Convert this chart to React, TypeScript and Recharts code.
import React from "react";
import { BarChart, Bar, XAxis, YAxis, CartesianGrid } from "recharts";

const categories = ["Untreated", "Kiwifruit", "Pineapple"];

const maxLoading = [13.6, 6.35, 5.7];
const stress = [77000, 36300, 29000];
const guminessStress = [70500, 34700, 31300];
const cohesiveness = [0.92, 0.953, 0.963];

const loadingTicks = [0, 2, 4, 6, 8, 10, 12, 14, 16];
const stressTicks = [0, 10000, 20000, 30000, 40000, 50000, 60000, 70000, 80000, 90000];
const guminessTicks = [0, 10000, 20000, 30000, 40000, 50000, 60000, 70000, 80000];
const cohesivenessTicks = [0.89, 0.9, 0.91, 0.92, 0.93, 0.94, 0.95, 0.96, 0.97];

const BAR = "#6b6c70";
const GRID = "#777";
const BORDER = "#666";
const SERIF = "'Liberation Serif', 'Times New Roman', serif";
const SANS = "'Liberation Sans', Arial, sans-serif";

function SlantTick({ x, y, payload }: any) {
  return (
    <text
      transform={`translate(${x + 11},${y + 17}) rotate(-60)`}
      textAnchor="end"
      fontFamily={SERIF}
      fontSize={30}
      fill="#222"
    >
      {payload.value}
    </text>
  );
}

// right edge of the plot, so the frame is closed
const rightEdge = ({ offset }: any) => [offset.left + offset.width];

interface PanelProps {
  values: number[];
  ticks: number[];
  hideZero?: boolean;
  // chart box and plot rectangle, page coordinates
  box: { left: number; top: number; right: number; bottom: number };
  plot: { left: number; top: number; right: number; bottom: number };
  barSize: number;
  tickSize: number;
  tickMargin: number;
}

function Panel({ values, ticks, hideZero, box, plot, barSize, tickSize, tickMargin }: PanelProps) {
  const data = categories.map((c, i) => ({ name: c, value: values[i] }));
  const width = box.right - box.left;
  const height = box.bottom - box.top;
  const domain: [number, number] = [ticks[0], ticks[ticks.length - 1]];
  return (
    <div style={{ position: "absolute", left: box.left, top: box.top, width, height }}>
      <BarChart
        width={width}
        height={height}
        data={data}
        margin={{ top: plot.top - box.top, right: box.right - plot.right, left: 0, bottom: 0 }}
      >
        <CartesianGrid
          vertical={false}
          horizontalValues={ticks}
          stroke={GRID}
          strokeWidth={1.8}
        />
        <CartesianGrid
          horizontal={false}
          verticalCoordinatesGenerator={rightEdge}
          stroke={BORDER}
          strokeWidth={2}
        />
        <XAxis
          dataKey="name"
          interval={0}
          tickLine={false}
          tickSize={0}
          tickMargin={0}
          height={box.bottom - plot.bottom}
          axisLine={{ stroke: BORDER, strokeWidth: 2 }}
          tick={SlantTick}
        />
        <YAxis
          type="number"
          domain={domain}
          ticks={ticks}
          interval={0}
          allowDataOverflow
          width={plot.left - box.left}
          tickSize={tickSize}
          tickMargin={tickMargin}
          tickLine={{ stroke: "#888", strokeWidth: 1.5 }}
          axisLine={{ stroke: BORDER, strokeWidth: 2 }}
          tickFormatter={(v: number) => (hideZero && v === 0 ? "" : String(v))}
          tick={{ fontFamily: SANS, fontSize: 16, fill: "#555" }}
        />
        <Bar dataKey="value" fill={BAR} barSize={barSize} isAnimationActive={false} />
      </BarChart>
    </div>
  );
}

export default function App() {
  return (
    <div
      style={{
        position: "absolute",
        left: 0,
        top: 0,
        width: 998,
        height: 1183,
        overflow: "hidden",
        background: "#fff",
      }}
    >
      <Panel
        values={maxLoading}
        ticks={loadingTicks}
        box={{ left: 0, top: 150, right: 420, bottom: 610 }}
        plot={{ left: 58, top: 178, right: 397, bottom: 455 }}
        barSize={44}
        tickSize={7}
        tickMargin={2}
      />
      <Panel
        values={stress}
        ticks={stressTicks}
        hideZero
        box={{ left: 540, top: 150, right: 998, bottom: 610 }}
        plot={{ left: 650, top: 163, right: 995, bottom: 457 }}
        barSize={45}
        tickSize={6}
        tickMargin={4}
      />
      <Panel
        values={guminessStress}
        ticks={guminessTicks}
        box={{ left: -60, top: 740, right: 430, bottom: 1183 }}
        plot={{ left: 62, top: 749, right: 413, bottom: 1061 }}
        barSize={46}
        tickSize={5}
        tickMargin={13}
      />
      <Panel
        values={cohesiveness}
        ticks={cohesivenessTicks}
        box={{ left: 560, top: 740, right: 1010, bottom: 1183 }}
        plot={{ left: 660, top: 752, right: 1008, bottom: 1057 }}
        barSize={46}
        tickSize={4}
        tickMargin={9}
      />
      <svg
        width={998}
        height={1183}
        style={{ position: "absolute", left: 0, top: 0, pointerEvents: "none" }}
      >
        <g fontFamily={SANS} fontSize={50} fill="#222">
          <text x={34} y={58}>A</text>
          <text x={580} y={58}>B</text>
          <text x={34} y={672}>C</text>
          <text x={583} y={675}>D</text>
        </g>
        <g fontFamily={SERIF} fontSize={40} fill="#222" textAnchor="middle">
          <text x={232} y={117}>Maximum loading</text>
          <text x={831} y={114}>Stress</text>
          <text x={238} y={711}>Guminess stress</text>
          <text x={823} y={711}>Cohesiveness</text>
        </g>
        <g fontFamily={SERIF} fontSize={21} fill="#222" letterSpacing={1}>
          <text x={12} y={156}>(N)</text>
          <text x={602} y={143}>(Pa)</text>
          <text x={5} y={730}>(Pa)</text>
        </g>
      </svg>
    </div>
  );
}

- **TASK REQUIREMENTS**: All the data must be duplicated exactly, with nothing added or removed.

- **FINAL RESULT**:
Convert this chart to React, TypeScript and Recharts code.
import React from "react";
import { BarChart, Bar, XAxis, YAxis, CartesianGrid } from "recharts";

const categories = ["Untreated", "Kiwifruit", "Pineapple"];

const maxLoading = [13.6, 6.35, 5.7];
const stress = [77000, 36300, 29000];
const guminessStress = [70500, 34700, 31300];
const cohesiveness = [0.92, 0.953, 0.963];

const loadingTicks = [0, 2, 4, 6, 8, 10, 12, 14, 16];
const stressTicks = [0, 10000, 20000, 30000, 40000, 50000, 60000, 70000, 80000, 90000];
const guminessTicks = [0, 10000, 20000, 30000, 40000, 50000, 60000, 70000, 80000];
const cohesivenessTicks = [0.89, 0.9, 0.91, 0.92, 0.93, 0.94, 0.95, 0.96, 0.97];

const BAR = "#6b6c70";
const GRID = "#777";
const BORDER = "#666";
const SERIF = "'Liberation Serif', 'Times New Roman', serif";
const SANS = "'Liberation Sans', Arial, sans-serif";

function SlantTick({ x, y, payload }: any) {
  return (
    <text
      transform={`translate(${x + 11},${y + 17}) rotate(-60)`}
      textAnchor="end"
      fontFamily={SERIF}
      fontSize={30}
      fill="#222"
    >
      {payload.value}
    </text>
  );
}

// right edge of the plot, so the frame is closed
const rightEdge = ({ offset }: any) => [offset.left + offset.width];

interface PanelProps {
  values: number[];
  ticks: number[];
  hideZero?: boolean;
  // chart box and plot rectangle, page coordinates
  box: { left: number; top: number; right: number; bottom: number };
  plot: { left: number; top: number; right: number; bottom: number };
  barSize: number;
  tickSize: number;
  tickMargin: number;
}

function Panel({ values, ticks, hideZero, box, plot, barSize, tickSize, tickMargin }: PanelProps) {
  const data = categories.map((c, i) => ({ name: c, value: values[i] }));
  const width = box.right - box.left;
  const height = box.bottom - box.top;
  const domain: [number, number] = [ticks[0], ticks[ticks.length - 1]];
  return (
    <div style={{ position: "absolute", left: box.left, top: box.top, width, height }}>
      <BarChart
        width={width}
        height={height}
        data={data}
        margin={{ top: plot.top - box.top, right: box.right - plot.right, left: 0, bottom: 0 }}
      >
        <CartesianGrid
          vertical={false}
          horizontalValues={ticks}
          stroke={GRID}
          strokeWidth={1.8}
        />
        <CartesianGrid
          horizontal={false}
          verticalCoordinatesGenerator={rightEdge}
          stroke={BORDER}
          strokeWidth={2}
        />
        <XAxis
          dataKey="name"
          interval={0}
          tickLine={false}
          tickSize={0}
          tickMargin={0}
          height={box.bottom - plot.bottom}
          axisLine={{ stroke: BORDER, strokeWidth: 2 }}
          tick={SlantTick}
        />
        <YAxis
          type="number"
          domain={domain}
          ticks={ticks}
          interval={0}
          allowDataOverflow
          width={plot.left - box.left}
          tickSize={tickSize}
          tickMargin={tickMargin}
          tickLine={{ stroke: "#888", strokeWidth: 1.5 }}
          axisLine={{ stroke: BORDER, strokeWidth: 2 }}
          tickFormatter={(v: number) => (hideZero && v === 0 ? "" : String(v))}
          tick={{ fontFamily: SANS, fontSize: 16, fill: "#555" }}
        />
        <Bar dataKey="value" fill={BAR} barSize={barSize} isAnimationActive={false} />
      </BarChart>
    </div>
  );
}

export default function App() {
  return (
    <div
      style={{
        position: "absolute",
        left: 0,
        top: 0,
        width: 998,
        height: 1183,
        overflow: "hidden",
        background: "#fff",
      }}
    >
      <Panel
        values={maxLoading}
        ticks={loadingTicks}
        box={{ left: 0, top: 150, right: 420, bottom: 610 }}
        plot={{ left: 58, top: 178, right: 397, bottom: 455 }}
        barSize={44}
        tickSize={7}
        tickMargin={2}
      />
      <Panel
        values={stress}
        ticks={stressTicks}
        hideZero
        box={{ left: 540, top: 150, right: 998, bottom: 610 }}
        plot={{ left: 650, top: 163, right: 995, bottom: 457 }}
        barSize={45}
        tickSize={6}
        tickMargin={4}
      />
      <Panel
        values={guminessStress}
        ticks={guminessTicks}
        box={{ left: -60, top: 740, right: 430, bottom: 1183 }}
        plot={{ left: 62, top: 749, right: 413, bottom: 1061 }}
        barSize={46}
        tickSize={5}
        tickMargin={13}
      />
      <Panel
        values={cohesiveness}
        ticks={cohesivenessTicks}
        box={{ left: 560, top: 740, right: 1010, bottom: 1183 }}
        plot={{ left: 660, top: 752, right: 1008, bottom: 1057 }}
        barSize={46}
        tickSize={4}
        tickMargin={9}
      />
      <svg
        width={998}
        height={1183}
        style={{ position: "absolute", left: 0, top: 0, pointerEvents: "none" }}
      >
        <g fontFamily={SANS} fontSize={50} fill="#222">
          <text x={34} y={58}>A</text>
          <text x={580} y={58}>B</text>
          <text x={34} y={672}>C</text>
          <text x={583} y={675}>D</text>
        </g>
        <g fontFamily={SERIF} fontSize={40} fill="#222" textAnchor="middle">
          <text x={232} y={117}>Maximum loading</text>
          <text x={831} y={114}>Stress</text>
          <text x={238} y={711}>Guminess stress</text>
          <text x={823} y={711}>Cohesiveness</text>
        </g>
        <g fontFamily={SERIF} fontSize={21} fill="#222" letterSpacing={1}>
          <text x={12} y={156}>(N)</text>
          <text x={602} y={143}>(Pa)</text>
          <text x={5} y={730}>(Pa)</text>
        </g>
      </svg>
    </div>
  );
}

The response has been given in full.